In fact, I compared the new performance to Visual C++ 2008, and obtain about the same level of peformance.
TimP
Black Belt
36 Views
With correct source code (which obeys the rules about typed aliasing), you should use /Qansi-alias. ICL implements restrict, in case that is applicable. Does /Oa allow the compiler to ignore dependencies?
Not much can be done without a specific example.
jelle
Beginner
36 Views
I don't cast any pointer to another type, if that's wat you refer to by typed aliasing (as a self-taught programmer I'm not always up to par with the terminology). I do use pointer arithmetics since I found this to significantly increase performance. Maybe that's the cause of all troubles. However, I substituted the code with array indexing several times in the past, and never got the same performance, although this might seem hard to be believe. So changing it is not an option.

Both suggested flags don't result in an increased performance. It probably all comes down to the loop unrolling which does not take place, since I know from the previous version that disabling this really affects performance badly.

I can't share code due to confidentiality.

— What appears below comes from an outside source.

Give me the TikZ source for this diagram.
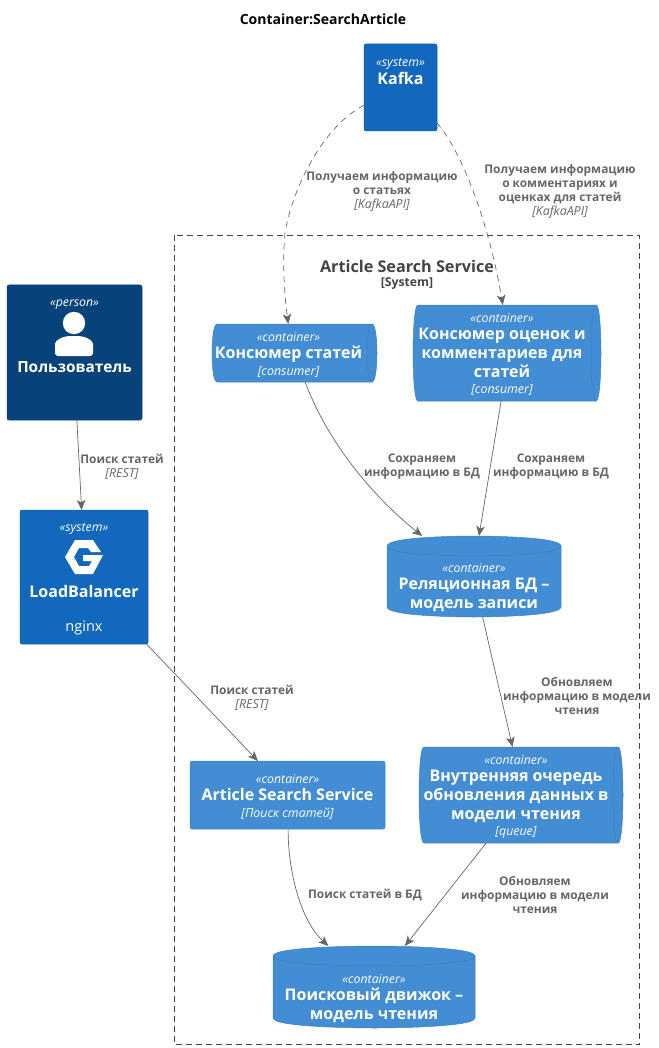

So I might need to contact support for this, I assume.
joelkatz
Novice
37 Views
I had a somewhat similar issue. It turned out that the older compiler was making faster code because of a bug in it. That is, it was making optimizations that are technically not safe. (Though actually would be safe in every realistic situation.) The new compiler, by doing the technically right thing was producing inferior code.

In our case, adding a 'restrict' keyword to tell the compiler that the optimization was in fact safe solved the problem.

View solution in original post

jelle
Beginner
36 Views

The irony of it all is that looking back at the code made it possible to reduce the time from 5.5 seconds to 4.0 seconds with 10.0.025, and from 9.2 seconds to 5.3 seconds with 11.1.51. So overall an increase in performance of about 30% for a piece of code which I had given up on optimizing! The decreased performance for the new compiler version remeans, even though vectorization does take place now thanks to the restrict keyword and some rewriting of the code.

Thanks for the tips about the aliasing issue and the restrict keyword. I'll clean the code further and take this back to Intel support.